The first step is to build a strong foundation with your property management business. You're starting out with a single property, but you want to establish yourself with as much future-proofing as possible when it comes to your business processes. A thorough business plan helps you establish exactly what you're looking for in the short, medium, and long term for your business. You'll have a reference document to go back to as you grow your property management company.
It's important to look for opportunities to streamline your business processes before they become an issue. One of the biggest problems a property manager faces is being overwhelmed by the amount of work they have to put in once their business is successful and begins growing. Look at services that provide you with ways to cut down on the amount of hands-on time you spend, such as contracting a handyman for your maintenance, or looking at software solutions to help you accept rental payments from your tenants online.

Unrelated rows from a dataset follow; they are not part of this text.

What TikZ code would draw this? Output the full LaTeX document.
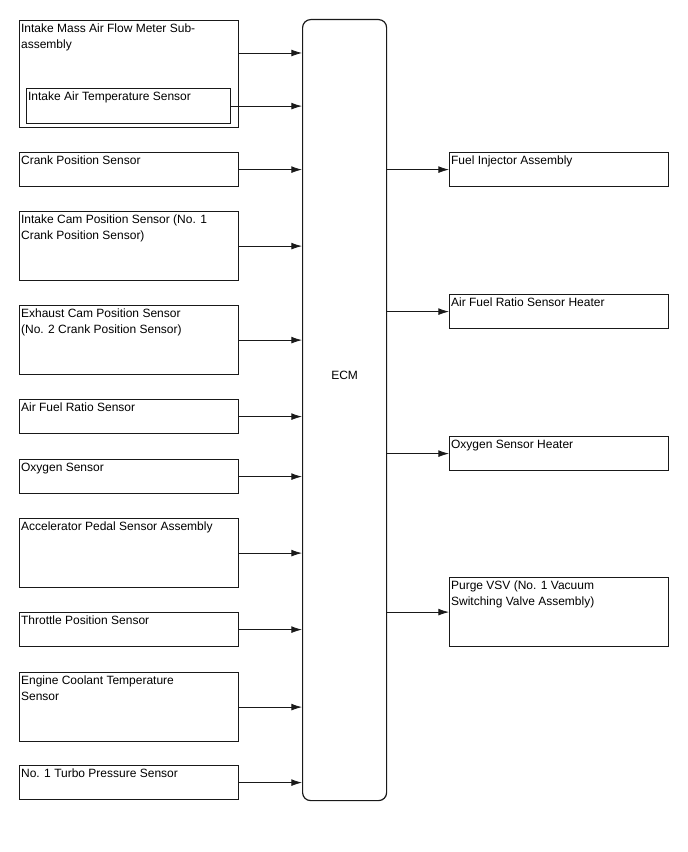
\documentclass[tikz,border=0pt]{standalone}
\usepackage{fontspec}
\setmainfont{Liberation Sans}
\usetikzlibrary{arrows.meta,positioning}
\colorlet{ink}{black!90}
\tikzset{
  >={Latex[length=2.8mm,width=1.8mm]},
  arrow/.style={-{Latex[length=2.8mm,width=1.8mm]}, draw=ink, line width=0.6pt},
  unit/.style={
    draw=ink,
    line width=0.9pt,
    anchor=north west,
    minimum width=164.25pt,
    minimum height=25.5pt,
    inner sep=0pt
  },
  tall/.style={unit, minimum height=51.75pt},
  txt/.style={font=\fontsize{9pt}{11.6pt}\selectfont, align=left, inner xsep=1.4pt, inner ysep=3pt, anchor=north west},
  boxtext/.style={label={[txt]north west:{#1}}}
}

\begin{document}
\begin{tikzpicture}[x=0.75pt,y=-0.75pt]
  \useasboundingbox (0,0) rectangle (688,852);

  % engine control module
  \node[draw=ink, line width=0.9pt, rounded corners=6pt, anchor=north west,
        minimum width=63pt, minimum height=585.75pt, inner sep=0pt,
        label={[font=\fontsize{9pt}{11.6pt}\selectfont, yshift=26pt]center:ECM}] (ecm) at (302,19) {};

  % inputs
  \node[unit, minimum height=80.25pt, boxtext={Intake Mass Air Flow Meter Sub-\\assembly}] (maf) at (19,20) {};
  \node[unit, minimum width=153pt, minimum height=26.25pt, boxtext={Intake Air Temperature Sensor}] (iat) at (26,88) {};
  \node[unit, boxtext={Crank Position Sensor}] (crank) at (19,152) {};
  \node[tall, boxtext={Intake Cam Position Sensor (No. 1\\Crank Position Sensor)}] (incam) at (19,211) {};
  \node[tall, boxtext={Exhaust Cam Position Sensor\\(No. 2 Crank Position Sensor)}] (excam) at (19,305) {};
  \node[unit, boxtext={Air Fuel Ratio Sensor}] (afs) at (19,399) {};
  \node[unit, boxtext={Oxygen Sensor}] (oxs) at (19,459) {};
  \node[tall, boxtext={Accelerator Pedal Sensor Assembly}] (accel) at (19,518) {};
  \node[unit, boxtext={Throttle Position Sensor}] (throttle) at (19,612) {};
  \node[tall, boxtext={Engine Coolant Temperature\\Sensor}] (coolant) at (19,672) {};
  \node[unit, boxtext={No. 1 Turbo Pressure Sensor}] (turbo) at (19,765) {};

  % outputs
  \node[unit, boxtext={Fuel Injector Assembly}] (injector) at (449,152) {};
  \node[unit, boxtext={Air Fuel Ratio Sensor Heater}] (afheater) at (449,294) {};
  \node[unit, boxtext={Oxygen Sensor Heater}] (oxheater) at (449,436) {};
  \node[tall, boxtext={Purge VSV (No. 1 Vacuum\\Switching Valve Assembly)}] (purge) at (449,577) {};

  \path (maf.north east) ++(0,33) coordinate (mafout);
  \draw[arrow] (mafout) -- (mafout -| ecm.west);
  \foreach \src in {iat,crank,incam,excam,afs,oxs,accel,throttle,coolant,turbo}
    \draw[arrow] (\src.east) -- (\src.east -| ecm.west);
  \foreach \dst in {injector,afheater,oxheater,purge}
    \draw[arrow] (\dst.west -| ecm.east) -- (\dst.west);
\end{tikzpicture}
\end{document}
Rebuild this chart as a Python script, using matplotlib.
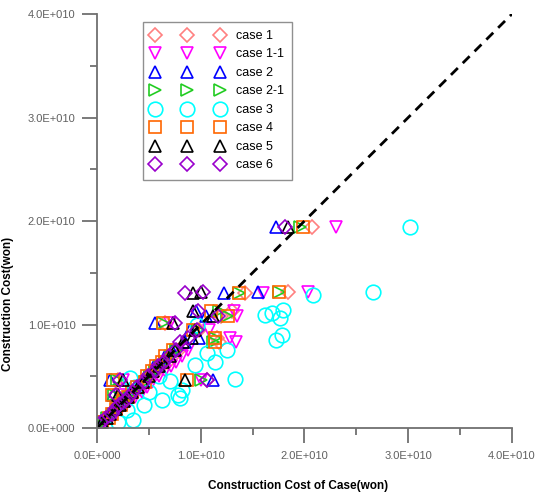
import numpy as np
import matplotlib
matplotlib.use('Agg')
import matplotlib.pyplot as plt
import matplotlib.ticker as ticker

plt.rcParams['font.family'] = ['Liberation Sans', 'DejaVu Sans']

# actual construction cost of each project (1e9 won), shared by cases 1..6 except case 3
project_cost = [19.4, 13.1, 13.0, 11.3, 10.8, 10.1, 8.7, 8.3, 4.6, 4.6, 3.2,
                0.6, 1.0, 1.4, 1.8, 2.2, 2.6, 3.0, 3.5, 4.0, 4.4, 5.0, 5.5,
                6.0, 6.4, 7.0, 7.5, 9.5]

case1_x = [20.7, 18.4, 14.3, 13.0, 12.0, 6.6, 11.6, 11.8, 10.6, 2.0, 1.7,
           0.7, 1.1, 1.5, 2.0, 2.4, 2.8, 3.2, 3.7, 4.2, 4.7, 5.3, 5.8,
           6.3, 6.8, 7.3, 7.9, 9.8]
case1_1_x = [23.0, 20.3, 16.0, 13.2, 13.5, 7.0, 12.8, 13.4, 10.0, 2.5, 2.2,
             0.9, 1.3, 1.8, 2.3, 2.8, 3.2, 3.7, 4.3, 4.8, 5.3, 6.0, 6.6,
             7.1, 7.6, 8.2, 8.8, 10.8]
case2_x = [17.3, 15.5, 12.2, 9.5, 10.5, 5.6, 9.8, 8.5, 11.2, 1.3, 1.5,
           0.5, 0.9, 1.3, 1.6, 2.0, 2.5, 2.8, 3.3, 3.8, 4.5, 4.6, 5.2,
           5.5, 6.2, 6.6, 7.2, 9.0]
case2_1_x = [19.6, 17.5, 13.7, 11.8, 12.5, 6.4, 11.4, 11.2, 10.0, 1.9, 1.6,
             0.7, 1.0, 1.5, 1.9, 2.3, 2.7, 3.1, 3.6, 4.1, 4.6, 5.1, 5.6,
             6.1, 6.6, 7.1, 7.6, 9.7]
case4_x = [19.9, 17.5, 13.7, 11.0, 12.6, 6.4, 11.4, 11.4, 8.7, 1.5, 1.4,
           0.5, 1.2, 1.4, 1.8, 2.3, 2.5, 3.0, 3.4, 3.9, 4.6, 4.8, 5.3,
           5.7, 6.3, 6.6, 7.3, 9.3]
case5_x = [18.4, 10.0, 9.3, 9.3, 11.2, 7.3, 9.2, 8.3, 8.5, 2.5, 2.0,
           0.5, 1.0, 1.3, 1.8, 2.2, 2.6, 3.0, 3.4, 4.0, 4.4, 5.0, 5.4,
           6.0, 6.4, 7.0, 7.5, 9.4]
case6_x = [18.1, 10.2, 8.5, 9.7, 11.7, 7.5, 8.8, 8.0, 10.6, 2.2, 1.8,
           0.4, 0.9, 1.4, 1.7, 2.1, 2.7, 3.1, 3.5, 3.9, 4.5, 4.9, 5.6,
           5.9, 6.5, 6.9, 7.6, 9.6]

# case 3 scatters on its own
case3_x = [30.2, 26.6, 20.8, 16.2, 16.9, 17.9, 17.6, 17.3, 17.8, 12.5, 11.4,
           10.6, 13.3, 9.4, 9.6, 8.0, 7.8, 8.2, 6.3, 3.2, 3.7, 2.9, 3.5,
           5.0, 4.5, 2.0, 6.0, 7.0]
case3_y = [19.4, 13.1, 12.9, 10.9, 11.1, 11.4, 10.6, 8.5, 9.0, 7.5, 6.4,
           7.2, 4.7, 6.1, 10.0, 2.9, 3.2, 3.7, 2.7, 4.8, 4.0, 1.7, 0.8,
           3.5, 2.2, 0.6, 5.0, 4.5]

case_labels = ['case 1', 'case 1-1', 'case 2', 'case 2-1',
               'case 3', 'case 4', 'case 5', 'case 6']

unit = 1e9
series = [
    (case1_x, project_cost, 'D', '#FF8080', 7),
    (case1_1_x, project_cost, 'v', '#FF00FF', 9),
    (case2_x, project_cost, '^', '#0000FF', 9),
    (case2_1_x, project_cost, '>', '#22CC22', 9),
    (case3_x, case3_y, 'o', '#00FFFF', 10.5),
    (case4_x, project_cost, 's', '#FF6600', 9),
    (case5_x, project_cost, '^', '#000000', 9),
    (case6_x, project_cost, 'D', '#9900CC', 7),
]


def sci_fmt(v, pos):
    if v == 0:
        return '0.0E+000'
    e = int(np.floor(np.log10(abs(v))))
    return f'{v / 10**e:.1f}E+{e:03d}'


fig = plt.figure(figsize=(5.37, 4.93), dpi=100)
ax = fig.add_axes([0.1806, 0.1318, 0.7728, 0.8398])

for (xs, ys, mk, col, ms), lbl in zip(series, case_labels):
    ax.plot(np.array(xs) * unit, np.array(ys) * unit, linestyle='None',
            marker=mk, markersize=ms, markerfacecolor='none',
            markeredgecolor=col, markeredgewidth=1.2, label=lbl)

ax.plot([0, 4e10], [0, 4e10], color='black', linestyle=(0, (3.5, 2.5)),
        linewidth=2)

ax.set_xlim(0, 4e10)
ax.set_ylim(0, 4e10)
ax.xaxis.set_major_locator(ticker.MultipleLocator(1e10))
ax.yaxis.set_major_locator(ticker.MultipleLocator(1e10))
ax.xaxis.set_minor_locator(ticker.MultipleLocator(5e9))
ax.yaxis.set_minor_locator(ticker.MultipleLocator(5e9))
ax.xaxis.set_major_formatter(ticker.FuncFormatter(sci_fmt))
ax.yaxis.set_major_formatter(ticker.FuncFormatter(sci_fmt))

grey = '#707070'
for s in ['top', 'right']:
    ax.spines[s].set_visible(False)
for s in ['left', 'bottom']:
    ax.spines[s].set_color(grey)
    ax.spines[s].set_linewidth(1.3)
ax.tick_params(which='major', length=10.5, width=1.3, color=grey,
               labelcolor='#606060', labelsize=8)
ax.tick_params(which='minor', length=5, width=1.3, color=grey)
ax.tick_params(axis='x', which='major', pad=6)
ax.tick_params(axis='y', which='major', pad=5)

ax.set_xlabel('Construction Cost of Case(won)', fontsize=8.5,
              fontweight='bold')
ax.set_ylabel('Construction Cost(won)', fontsize=8.5, fontweight='bold')
ax.xaxis.set_label_coords(0.485, -0.125)
ax.yaxis.set_label_coords(-0.2, 0.30)

leg = ax.legend(loc='upper left', bbox_to_anchor=(0.111, 0.981),
                borderaxespad=0, numpoints=3, fontsize=9, handlelength=5.8,
                labelspacing=0.52, handletextpad=0.95, fancybox=False,
                framealpha=1, borderpad=0.65)
leg.get_frame().set_edgecolor('#909090')
leg.get_frame().set_linewidth(1.0)

fig.savefig('out.png', dpi=100)
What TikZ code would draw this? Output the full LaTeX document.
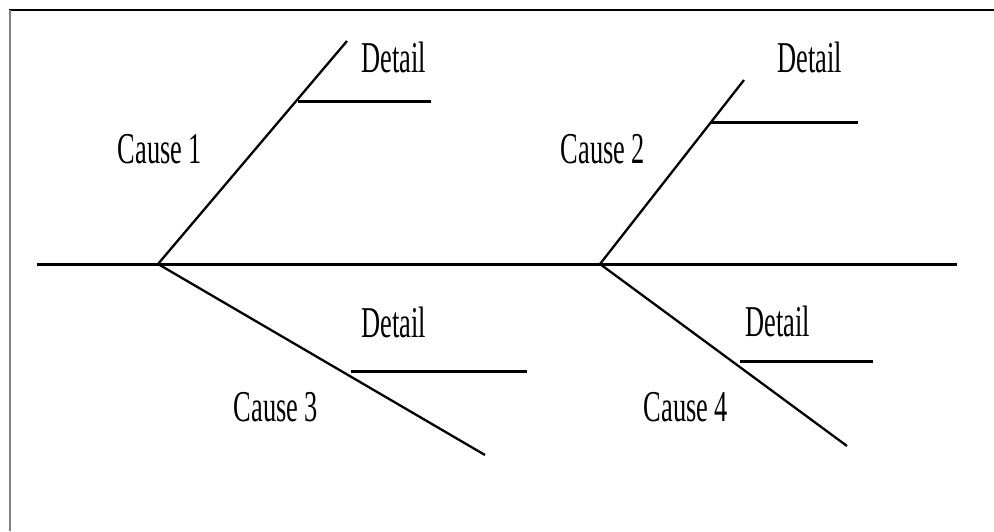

Take a hard look at the long-term prospects in your geographic location. Some areas are rapidly growing thanks to nearby businesses, revival projects and gentrification. Other areas are on a downslide, meaning that you're facing decreasing rent and properties that aren't going to retain their overall value. Set yourself up in geographic locations that are poised to grow, or are currently experiencing growth, when you look at new properties. Understand what your potential tenants are looking for in an area, and how best to provide them with the living situation that meets their personal needs.
Understanding how to establish quality landlord-tenant relations is another way to set yourself up for long-term success. When you have happy tenants, you end up getting quality referrals when it's time for them to move away and buy their own house. You want to cultivate long-term tenants instead of cycling people in and out of the property on a regular basis.
The other side of the landlord-tenant coin is to not wait to take legal action if you're dealing with a situation such as a non-paying tenant or one who is damaging the property. The eviction process is not particularly complicated in a non-payment situation, and you don't want to lose money on a property while a n on-paying tenant makes plenty of excuses.
Once you've spent some time growing your property management business, revisit your original business plan. Don't be afraid to alter some short, medium, and long-term goals to better reflect the situation you're in, the growth rate you face, and the struggles you have overcome over the course of developing your business.